Leonhardt has argued persuasively that many people in Goldschmidt’s orbit had heard about what he’d done to Dunham. A onetime straight-A student at St. Mary’s Academy, Dunham dropped out of high school her sophomore year and later suffered a brutal rape at the hands of a stranger and a variety of other challenges before dying at age 49 (“Elizabeth Lynn Dunham,” WW, Feb. 2, 2011).

“In a way, it feels like an ending,” Leonhardt says of Goldschmidt’s death. “But what still weighs on me is this whole notion of who knew.”

For Leonhardt, being a truth-teller has proven lonely and left him estranged from what he says was a close-knit group of Goldschmidt administration advisers. “None of my former colleagues has ever said ‘you had to do it’ or ‘way to go’ or whatever,” Leonhardt says. “We lost just about every friend we ever had in government or politics,” he says of himself and his late wife.

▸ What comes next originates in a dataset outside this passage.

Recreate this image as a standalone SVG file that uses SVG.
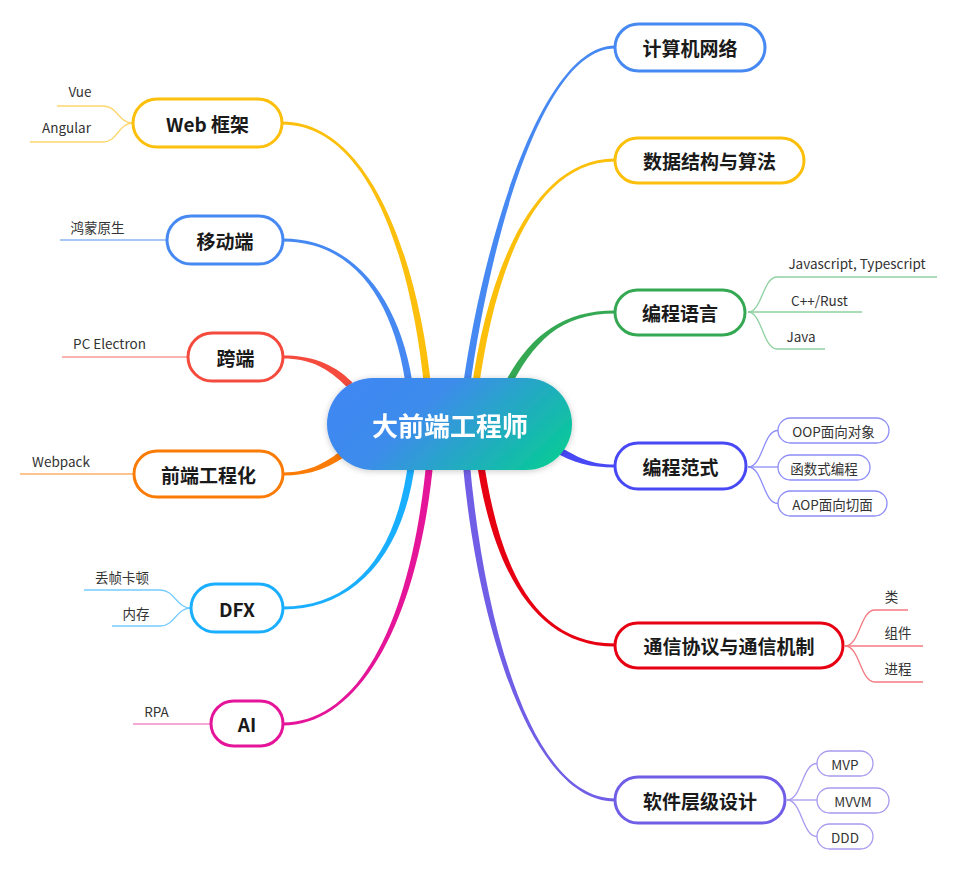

Goldschmidt’s death caused Leonhardt to reflect on the past two decades, when many of his old friends rose—Kulongoski served two terms in Mahonia Hall, Goldschmidt gubernatorial spokesman Gregg Kantor became CEO of NW Natural—while he sat in front of his keyboard, a pariah. (Kulongoski has denied knowing Goldschmidt’s secret; Kantor says he heard but didn’t believe the rumors.)

“It bothers me that my friends turned out to be what they were,” Leonhardt says, “but I don’t have any regrets.”

Walker says she has no regrets either—except sorrow that it was necessary for people like her and Leonhardt to step forward because nobody stopped Goldschmidt earlier. “I remember voting for him in 1986 and thinking, this guy’s a visionary,” Walker says. “Turns out, he’s not.

“What happens to guys like that is they get consumed by their own power, and little by little, they lose their way,” she adds. “Where I differ from some of the people who were around him is, I think we all have a responsibility to protect children.”